What you will do:
From the first line of the listing below to the line with "const yMin = 50, yMax = 110, yStep = 10;", print each line exactly, and nothing more. Leave out the pictures.

Material:
********************

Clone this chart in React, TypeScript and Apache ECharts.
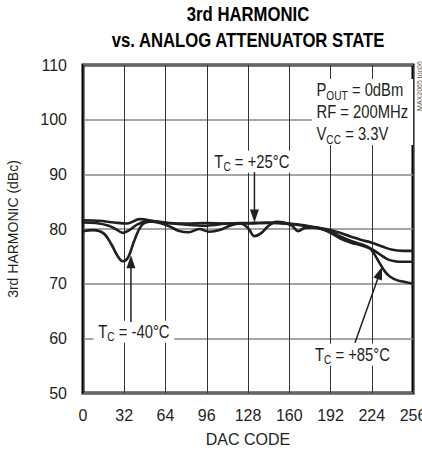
import React, { useEffect, useRef } from "react";
import * as echarts from "echarts";

const FONT = "'Liberation Sans', Arial, Helvetica, sans-serif";

// DAC code axis ticks and harmonic axis ticks
const xMin = 0, xMax = 256, xStep = 32;
const yMin = 50, yMax = 110, yStep = 10;

// T = -40°C
const codesM40 = [0, 8, 16, 22, 27, 31, 35, 40, 46, 54, 64, 80, 96, 112, 128, 144, 160, 176, 192, 208, 216, 224, 232, 240, 248, 256];
const harmM40 = [79.6, 79.8, 79.2, 77.2, 75.0, 74.1, 74.8, 78.0, 80.8, 81.4, 81.2, 80.8, 80.6, 81.0, 81.1, 81.2, 81.0, 80.5, 79.8, 78.6, 78.0, 77.5, 76.8, 76.2, 76.0, 76.0];

// T = +25°C
const codesP25 = [0, 10, 20, 26, 31, 36, 42, 50, 58, 66, 74, 82, 90, 98, 106, 114, 122, 128, 133, 138, 144, 150, 156, 162, 167, 172, 180, 192, 200, 208, 216, 224, 230, 236, 242, 248, 256];
const harmP25 = [81.2, 81.1, 80.6, 79.9, 79.3, 79.8, 80.8, 81.4, 81.2, 80.6, 79.7, 79.4, 80.0, 79.5, 79.8, 80.6, 81.0, 80.2, 78.7, 79.2, 80.6, 81.3, 81.2, 80.6, 79.6, 80.2, 80.3, 79.3, 78.2, 77.5, 77.0, 76.3, 75.4, 74.5, 74.1, 74.0, 74.0];

// T = +85°C
const codesP85 = [0, 12, 24, 34, 44, 54, 64, 80, 96, 112, 128, 144, 160, 176, 192, 200, 208, 216, 222, 226, 230, 234, 238, 244, 250, 256];
const harmP85 = [81.6, 81.5, 81.2, 81.0, 81.8, 81.5, 81.1, 81.0, 81.1, 81.0, 81.0, 81.1, 80.9, 80.4, 79.5, 78.6, 77.8, 77.2, 76.6, 75.4, 73.8, 72.3, 71.3, 70.6, 70.3, 70.0];

const titleLines = ["3rd HARMONIC", "vs. ANALOG ATTENUATOR STATE"];
const xName = "DAC CODE";
const yName = "3rd HARMONIC (dBc)";

const LINE = "#231f20";
const NARROW = 0.78;

const zip = (xs: number[], ys: number[]) => xs.map((x, i) => [x, ys[i]]);

export default function App() {
  const ref = useRef<HTMLDivElement>(null);
  useEffect(() => {
    document.body.style.margin = "0";
    const chart = echarts.init(ref.current!, null, { renderer: "svg" });
    const mkSeries = (name: string, xs: number[], ys: number[]) => ({
      name,
      type: "line",
      data: zip(xs, ys),
      smooth: 0.35,
      symbol: "none",
      lineStyle: { color: LINE, width: 2.6 },
      z: 3,
    });
    chart.setOption({
      animation: false,
      backgroundColor: "#fff",
      textStyle: { fontFamily: FONT },
      grid: {
        left: 83,
        right: 9,
        top: 65,
        bottom: 62,
        containLabel: false,
        outerBoundsMode: "none",
        show: true,
        borderColor: "#000",
        borderWidth: 3,
        backgroundColor: "transparent",
      },
      xAxis: {
        type: "value",
        min: xMin,
        max: xMax,
        interval: xStep,
        name: xName,
        nameLocation: "middle",
        nameGap: 38,
        nameTextStyle: { fontFamily: FONT, fontSize: 16, color: LINE },
        axisLine: { show: false },
        axisTick: { show: false },
        axisLabel: { margin: 14, fontFamily: FONT, fontSize: 16, color: LINE, showMaxLabel: true, showMinLabel: true, hideOverlap: false },
        splitLine: { show: true, lineStyle: { color: "#333", width: 1 } },
      },
      yAxis: {
        type: "value",
        min: yMin,
        max: yMax,
        interval: yStep,
        name: yName,
        nameLocation: "middle",
        nameGap: 63,
        nameRotate: 90,
        nameTextStyle: { fontFamily: FONT, fontSize: 14, color: LINE },
        axisLine: { show: false },
        axisTick: { show: false },
        axisLabel: { margin: 16, fontFamily: FONT, fontSize: 16, color: LINE },
        splitLine: { show: true, lineStyle: { color: "#888", width: 1.5 } },
      },
      series: [
        mkSeries("TC = -40°C", codesM40, harmM40),
        mkSeries("TC = +25°C", codesP25, harmP25),
        mkSeries("TC = +85°C", codesP85, harmP85),
      ],
    });

    const px = (d: number, v: number) => chart.convertToPixel({ gridIndex: 0 }, [d, v]) as number[];

    const arrow = (tail: number[], tip: number[]) => {
      const dx = tip[0] - tail[0];
      const dy = tip[1] - tail[1];
      const len = Math.hypot(dx, dy);
      const ux = dx / len, uy = dy / len;
      const hl = 13, hw = 4.5;
      const bx = tip[0] - ux * hl, by = tip[1] - uy * hl;
      return [
        { type: "line", shape: { x1: tail[0], y1: tail[1], x2: bx + ux * 2, y2: by + uy * 2 }, style: { stroke: LINE, lineWidth: 1.5 }, z: 10 },
        {
          type: "polygon",
          shape: { points: [[tip[0], tip[1]], [bx - uy * hw, by + ux * hw], [bx + uy * hw, by - ux * hw]] },
          style: { fill: LINE },
          z: 10,
        },
      ];
    };

    const rich = {
      m: { fontFamily: FONT, fontSize: 19, lineHeight: 22, verticalAlign: "middle", fill: LINE },
      s: { fontFamily: FONT, fontSize: 13, lineHeight: 10, verticalAlign: "bottom", fill: LINE },
    };

    const label = (d: number, v: number, text: string, align: string = "center") => {
      const p = px(d, v);
      return {
        type: "text",
        x: p[0],
        y: p[1],
        scaleX: NARROW,
        z: 9,
        style: {
          text,
          rich,
          align,
          verticalAlign: "middle",
          backgroundColor: "#fff",
          padding: [0, 6],
        },
      };
    };

    const tP25 = px(133, 90.4), hP25 = px(133, 81.2);
    const tM40 = px(37.2, 63), hM40 = px(37.2, 75.2);
    const tP85 = px(211, 59.2), hP85 = px(232, 73.1);
    const wm = px(256, 101);

    chart.setOption({
      graphic: [
        {
          type: "text",
          x: 248,
          y: 1,
          scaleX: 0.835,
          style: {
            text: titleLines.join("\n"),
            fontFamily: FONT,
            fontWeight: "bold",
            fontSize: 20,
            lineHeight: 26,
            align: "center",
            verticalAlign: "top",
            fill: "#000",
          },
        },
        label(177.5, 101.4, "{m|P}{s|OUT}{m| = 0dBm}\n{m|RF = 200MHz}\n{m|V}{s|CC}{m| = 3.3V}", "left"),
        label(131, 92.3, "{m|T}{s|C}{m| = +25°C}"),
        label(39.5, 61.2, "{m|T}{s|C}{m| = -40°C}"),
        label(209, 57.0, "{m|T}{s|C}{m| = +85°C}"),
        ...arrow(tP25, hP25),
        ...arrow(tM40, hM40),
        ...arrow(tP85, hP85),
        {
          type: "text",
          x: wm[0] + 6,
          y: 86,
          rotation: Math.PI / 2,
          style: { text: "MAX2065 toc06", fontFamily: FONT, fontSize: 7, align: "center", verticalAlign: "middle", fill: "#555" },
        },
      ],
    });
    return () => chart.dispose();
  }, []);
  return <div ref={ref} style={{ width: 422, height: 455 }} />;
}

********************

Solution to this problem:
Clone this chart in React, TypeScript and Apache ECharts.
import React, { useEffect, useRef } from "react";
import * as echarts from "echarts";

const FONT = "'Liberation Sans', Arial, Helvetica, sans-serif";

// DAC code axis ticks and harmonic axis ticks
const xMin = 0, xMax = 256, xStep = 32;
const yMin = 50, yMax = 110, yStep = 10;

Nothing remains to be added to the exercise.